Find each line containing the word "with" and report how many there are. Add nothing else.

Start of DATASET ENTRIES

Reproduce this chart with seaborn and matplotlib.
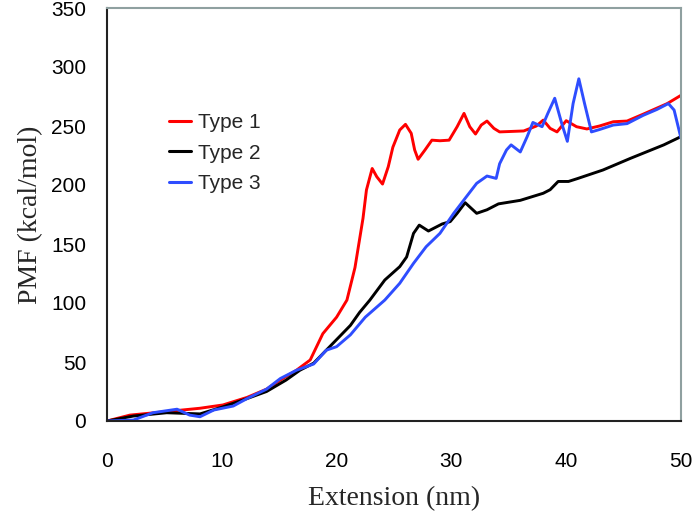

End of DATASET ENTRIES
Start of DATASET ENTRIES

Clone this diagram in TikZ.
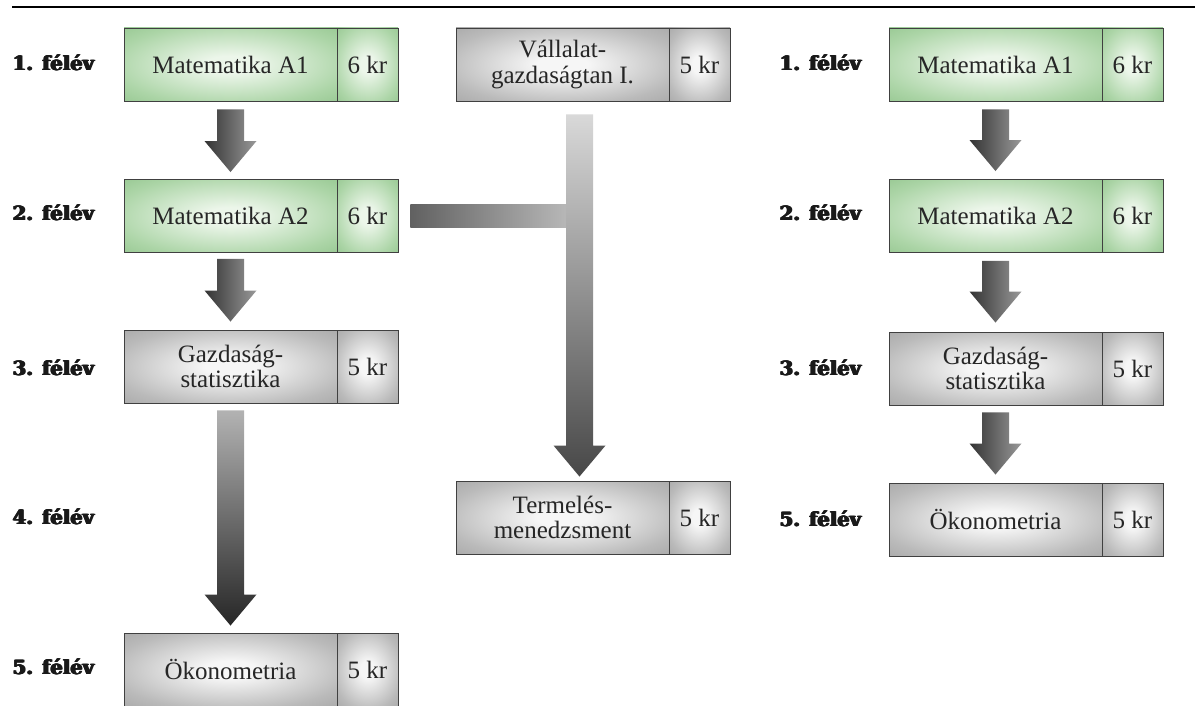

End of DATASET ENTRIES
Start of DATASET ENTRIES

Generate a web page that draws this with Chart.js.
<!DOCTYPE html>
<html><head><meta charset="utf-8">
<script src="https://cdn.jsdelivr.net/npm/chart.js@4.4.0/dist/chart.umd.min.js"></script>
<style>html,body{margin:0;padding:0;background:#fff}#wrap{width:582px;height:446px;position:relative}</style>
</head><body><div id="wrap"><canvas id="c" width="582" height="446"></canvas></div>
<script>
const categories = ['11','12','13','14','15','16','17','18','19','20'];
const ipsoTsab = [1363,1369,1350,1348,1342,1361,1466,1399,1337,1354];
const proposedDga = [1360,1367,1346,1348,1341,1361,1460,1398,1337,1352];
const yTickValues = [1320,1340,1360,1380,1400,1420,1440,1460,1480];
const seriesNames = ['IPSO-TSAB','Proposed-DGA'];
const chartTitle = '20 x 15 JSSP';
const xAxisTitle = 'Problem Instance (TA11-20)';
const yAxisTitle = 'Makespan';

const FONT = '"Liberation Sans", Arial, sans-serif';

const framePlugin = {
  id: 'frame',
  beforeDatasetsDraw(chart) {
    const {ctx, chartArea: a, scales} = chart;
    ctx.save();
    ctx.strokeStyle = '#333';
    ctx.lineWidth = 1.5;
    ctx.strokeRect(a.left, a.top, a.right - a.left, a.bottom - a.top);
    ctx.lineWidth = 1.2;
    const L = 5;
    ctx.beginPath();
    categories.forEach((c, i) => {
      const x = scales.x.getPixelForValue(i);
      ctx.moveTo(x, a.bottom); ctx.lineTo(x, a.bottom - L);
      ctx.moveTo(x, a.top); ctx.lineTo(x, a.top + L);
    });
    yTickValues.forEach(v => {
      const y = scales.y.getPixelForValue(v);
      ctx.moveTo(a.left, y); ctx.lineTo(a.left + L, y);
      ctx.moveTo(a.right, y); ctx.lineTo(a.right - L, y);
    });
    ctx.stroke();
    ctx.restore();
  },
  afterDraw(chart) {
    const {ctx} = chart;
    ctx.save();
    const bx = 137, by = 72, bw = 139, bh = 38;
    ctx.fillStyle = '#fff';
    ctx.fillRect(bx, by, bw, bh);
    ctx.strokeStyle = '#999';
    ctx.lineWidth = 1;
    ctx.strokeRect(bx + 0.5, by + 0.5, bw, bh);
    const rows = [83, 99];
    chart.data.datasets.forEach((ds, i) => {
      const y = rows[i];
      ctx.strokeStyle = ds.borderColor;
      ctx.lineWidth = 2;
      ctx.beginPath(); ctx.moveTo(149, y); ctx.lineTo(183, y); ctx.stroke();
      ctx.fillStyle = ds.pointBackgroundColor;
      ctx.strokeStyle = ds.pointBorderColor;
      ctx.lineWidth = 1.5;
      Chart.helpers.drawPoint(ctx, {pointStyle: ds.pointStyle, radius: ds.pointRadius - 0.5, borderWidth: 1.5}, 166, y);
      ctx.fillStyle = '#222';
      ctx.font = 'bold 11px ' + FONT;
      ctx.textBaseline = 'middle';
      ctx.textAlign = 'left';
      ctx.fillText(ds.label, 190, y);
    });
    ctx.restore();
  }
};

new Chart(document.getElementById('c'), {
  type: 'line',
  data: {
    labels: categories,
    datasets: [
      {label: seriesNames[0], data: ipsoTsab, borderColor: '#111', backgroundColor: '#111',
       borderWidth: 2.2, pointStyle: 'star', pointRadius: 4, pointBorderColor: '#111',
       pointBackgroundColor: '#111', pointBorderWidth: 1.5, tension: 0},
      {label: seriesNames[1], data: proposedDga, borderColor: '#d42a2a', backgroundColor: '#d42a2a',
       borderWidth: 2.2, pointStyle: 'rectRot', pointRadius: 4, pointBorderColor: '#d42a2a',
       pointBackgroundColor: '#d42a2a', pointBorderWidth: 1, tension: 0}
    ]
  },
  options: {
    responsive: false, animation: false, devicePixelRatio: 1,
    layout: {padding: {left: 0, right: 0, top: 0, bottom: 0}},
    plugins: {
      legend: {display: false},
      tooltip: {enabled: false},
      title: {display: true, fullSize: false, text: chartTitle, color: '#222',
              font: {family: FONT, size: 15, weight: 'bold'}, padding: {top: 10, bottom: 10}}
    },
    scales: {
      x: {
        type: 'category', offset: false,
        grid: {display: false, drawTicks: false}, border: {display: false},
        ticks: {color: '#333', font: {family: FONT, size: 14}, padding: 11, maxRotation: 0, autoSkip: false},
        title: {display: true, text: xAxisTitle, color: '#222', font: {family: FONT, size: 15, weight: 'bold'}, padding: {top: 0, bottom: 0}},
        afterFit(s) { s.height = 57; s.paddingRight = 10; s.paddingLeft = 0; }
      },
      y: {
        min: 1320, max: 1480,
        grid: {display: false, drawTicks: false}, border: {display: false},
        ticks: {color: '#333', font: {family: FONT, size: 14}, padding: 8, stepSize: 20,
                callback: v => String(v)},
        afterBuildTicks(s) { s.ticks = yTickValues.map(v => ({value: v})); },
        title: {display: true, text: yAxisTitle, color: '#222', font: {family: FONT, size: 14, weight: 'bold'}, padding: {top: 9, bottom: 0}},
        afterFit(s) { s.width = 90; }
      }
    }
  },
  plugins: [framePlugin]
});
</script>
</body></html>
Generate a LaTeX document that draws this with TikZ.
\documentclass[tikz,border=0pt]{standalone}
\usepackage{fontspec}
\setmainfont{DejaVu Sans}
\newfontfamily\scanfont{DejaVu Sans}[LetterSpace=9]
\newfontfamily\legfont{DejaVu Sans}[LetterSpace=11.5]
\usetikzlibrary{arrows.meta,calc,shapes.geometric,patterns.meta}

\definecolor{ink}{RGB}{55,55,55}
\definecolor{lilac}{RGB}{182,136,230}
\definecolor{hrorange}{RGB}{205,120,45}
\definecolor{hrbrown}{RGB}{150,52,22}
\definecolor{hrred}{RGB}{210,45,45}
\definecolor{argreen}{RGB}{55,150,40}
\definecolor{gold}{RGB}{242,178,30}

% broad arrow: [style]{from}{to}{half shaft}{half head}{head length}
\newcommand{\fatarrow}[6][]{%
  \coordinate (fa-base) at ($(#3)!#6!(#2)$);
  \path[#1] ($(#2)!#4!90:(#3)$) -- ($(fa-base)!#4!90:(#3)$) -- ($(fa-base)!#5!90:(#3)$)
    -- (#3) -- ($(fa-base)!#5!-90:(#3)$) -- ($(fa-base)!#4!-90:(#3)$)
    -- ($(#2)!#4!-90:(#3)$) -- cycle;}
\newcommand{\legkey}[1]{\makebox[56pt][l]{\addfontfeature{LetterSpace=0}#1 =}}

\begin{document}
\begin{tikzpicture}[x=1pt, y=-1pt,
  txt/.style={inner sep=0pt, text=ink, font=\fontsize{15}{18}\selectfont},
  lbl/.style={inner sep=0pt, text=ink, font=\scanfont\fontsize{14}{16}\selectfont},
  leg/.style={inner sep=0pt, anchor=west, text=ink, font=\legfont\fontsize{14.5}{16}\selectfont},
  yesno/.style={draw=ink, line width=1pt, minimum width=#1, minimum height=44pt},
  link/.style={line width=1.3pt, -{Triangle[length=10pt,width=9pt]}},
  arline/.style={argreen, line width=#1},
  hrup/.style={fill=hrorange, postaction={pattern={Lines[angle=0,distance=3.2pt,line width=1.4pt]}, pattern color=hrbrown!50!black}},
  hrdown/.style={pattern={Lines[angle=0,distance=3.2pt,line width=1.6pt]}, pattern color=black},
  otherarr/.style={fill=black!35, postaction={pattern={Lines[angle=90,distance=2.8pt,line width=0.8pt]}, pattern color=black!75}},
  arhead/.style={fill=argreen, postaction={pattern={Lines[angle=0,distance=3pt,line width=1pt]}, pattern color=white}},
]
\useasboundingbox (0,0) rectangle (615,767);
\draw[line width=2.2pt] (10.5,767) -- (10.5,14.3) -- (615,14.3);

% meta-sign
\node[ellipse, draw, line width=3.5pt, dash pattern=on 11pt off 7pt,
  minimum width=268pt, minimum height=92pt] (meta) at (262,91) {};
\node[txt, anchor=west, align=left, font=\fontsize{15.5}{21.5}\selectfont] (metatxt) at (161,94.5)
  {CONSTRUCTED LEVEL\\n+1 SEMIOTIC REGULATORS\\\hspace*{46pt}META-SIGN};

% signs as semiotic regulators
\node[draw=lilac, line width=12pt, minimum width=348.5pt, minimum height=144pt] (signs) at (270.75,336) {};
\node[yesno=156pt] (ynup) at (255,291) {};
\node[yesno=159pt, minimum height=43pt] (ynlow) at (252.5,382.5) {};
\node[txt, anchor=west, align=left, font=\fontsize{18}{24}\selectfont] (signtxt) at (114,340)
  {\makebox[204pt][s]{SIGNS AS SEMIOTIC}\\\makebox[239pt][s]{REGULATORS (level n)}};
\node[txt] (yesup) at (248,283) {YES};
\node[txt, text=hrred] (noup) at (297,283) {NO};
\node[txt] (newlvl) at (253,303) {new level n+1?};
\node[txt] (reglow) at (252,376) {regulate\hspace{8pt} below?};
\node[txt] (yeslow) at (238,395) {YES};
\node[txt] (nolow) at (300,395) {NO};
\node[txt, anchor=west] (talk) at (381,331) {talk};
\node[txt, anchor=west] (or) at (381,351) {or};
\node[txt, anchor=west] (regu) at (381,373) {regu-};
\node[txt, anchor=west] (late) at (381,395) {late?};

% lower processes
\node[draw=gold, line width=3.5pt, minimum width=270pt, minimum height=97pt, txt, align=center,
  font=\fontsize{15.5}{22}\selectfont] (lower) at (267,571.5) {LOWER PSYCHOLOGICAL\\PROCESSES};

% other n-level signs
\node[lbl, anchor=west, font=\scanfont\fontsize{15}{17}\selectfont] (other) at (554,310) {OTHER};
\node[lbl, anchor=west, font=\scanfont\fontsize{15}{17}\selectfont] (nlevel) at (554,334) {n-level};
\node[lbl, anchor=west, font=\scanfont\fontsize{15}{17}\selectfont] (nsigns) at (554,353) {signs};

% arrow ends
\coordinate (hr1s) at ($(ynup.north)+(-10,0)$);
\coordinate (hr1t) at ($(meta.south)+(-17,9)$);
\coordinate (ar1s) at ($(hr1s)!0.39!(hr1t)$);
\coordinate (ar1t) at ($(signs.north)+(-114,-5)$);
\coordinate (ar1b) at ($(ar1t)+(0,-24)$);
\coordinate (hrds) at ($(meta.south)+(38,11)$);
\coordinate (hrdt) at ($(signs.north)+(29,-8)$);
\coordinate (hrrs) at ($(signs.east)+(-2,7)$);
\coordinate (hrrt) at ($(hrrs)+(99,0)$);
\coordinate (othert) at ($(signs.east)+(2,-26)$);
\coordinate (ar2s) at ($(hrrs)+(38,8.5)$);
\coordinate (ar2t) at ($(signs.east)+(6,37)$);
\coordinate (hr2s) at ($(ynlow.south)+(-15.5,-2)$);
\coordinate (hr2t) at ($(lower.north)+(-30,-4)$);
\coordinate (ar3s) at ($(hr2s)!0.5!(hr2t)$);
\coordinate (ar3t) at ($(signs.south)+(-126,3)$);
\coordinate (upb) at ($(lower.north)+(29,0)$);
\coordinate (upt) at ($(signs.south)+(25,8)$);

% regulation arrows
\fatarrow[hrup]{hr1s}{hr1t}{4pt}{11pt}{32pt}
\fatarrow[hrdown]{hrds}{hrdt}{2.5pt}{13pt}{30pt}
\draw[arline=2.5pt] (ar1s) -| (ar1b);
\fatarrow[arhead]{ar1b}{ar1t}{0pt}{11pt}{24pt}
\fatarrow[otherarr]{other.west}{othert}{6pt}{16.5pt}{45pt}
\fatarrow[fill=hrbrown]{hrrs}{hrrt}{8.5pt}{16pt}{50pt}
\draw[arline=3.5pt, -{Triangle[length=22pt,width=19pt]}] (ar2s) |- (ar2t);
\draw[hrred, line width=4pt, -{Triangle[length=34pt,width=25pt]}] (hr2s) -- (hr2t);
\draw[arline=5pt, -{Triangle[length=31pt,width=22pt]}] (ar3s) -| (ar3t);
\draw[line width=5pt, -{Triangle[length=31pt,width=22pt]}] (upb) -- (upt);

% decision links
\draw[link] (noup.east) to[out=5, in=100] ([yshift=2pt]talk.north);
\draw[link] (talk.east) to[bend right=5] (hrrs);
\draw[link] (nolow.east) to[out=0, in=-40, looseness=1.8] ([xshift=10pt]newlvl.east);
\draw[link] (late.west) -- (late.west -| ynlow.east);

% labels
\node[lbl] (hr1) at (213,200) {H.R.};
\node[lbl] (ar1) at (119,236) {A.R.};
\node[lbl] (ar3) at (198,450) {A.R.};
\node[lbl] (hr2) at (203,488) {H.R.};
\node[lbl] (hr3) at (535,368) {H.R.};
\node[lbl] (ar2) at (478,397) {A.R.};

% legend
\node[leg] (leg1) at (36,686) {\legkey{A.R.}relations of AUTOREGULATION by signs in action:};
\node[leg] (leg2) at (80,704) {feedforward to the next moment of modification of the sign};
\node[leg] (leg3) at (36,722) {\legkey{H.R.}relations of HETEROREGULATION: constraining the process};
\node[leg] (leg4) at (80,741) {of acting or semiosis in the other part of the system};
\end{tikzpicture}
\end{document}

End of DATASET ENTRIES

#### OUTPUT FOR THIS TASK:
3